CALCULATING BREAKEVEN
It's an ill-kept secret of big corporations that many executives have a very weak grasp of their own companies' costs and prices. Don't make that corporate mistake. When you send out a direct mailing, always do a breakeven analysis. Will you make a profit if you get a 1% response rate? Or do you need a 4% response to make a profit? Don't let your optimism obscure the cold facts. If the numbers show you're unlikely to break even on a mailing using conservative assumptions, find another strategy.
Calculating your breakeven point on a direct mailing, however, might demand a little guesswork. Here's why: When you send out a mailing to a list of new prospects, it can be important to take into account not only the value of the first order you receive, but the lifetime value of new clients you attract. In some cases, your direct mail can be profitable in the long run even if you fail to break even on initial orders.

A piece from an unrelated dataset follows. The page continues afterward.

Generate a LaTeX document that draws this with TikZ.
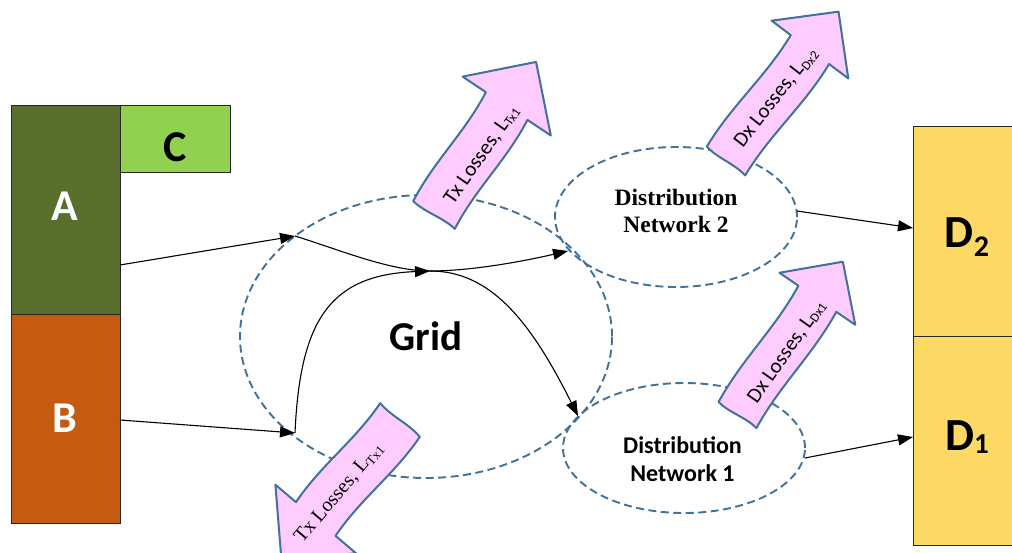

Usually we use the Private Eye to highlight smart ways of doing business. Here, though, is an exception. We want to point out a really dumb way of running your company. Often marketers will accept low margins on a special offer to build their customer base. But how low is too low? Our favorite example of corporate ineptitude is that of a British airline that offered fliers a free washing machine with every coach trip across the Atlantic. 40,000 Britons took them up on the offer before executives of the airline realized that they were losing money on every passenger.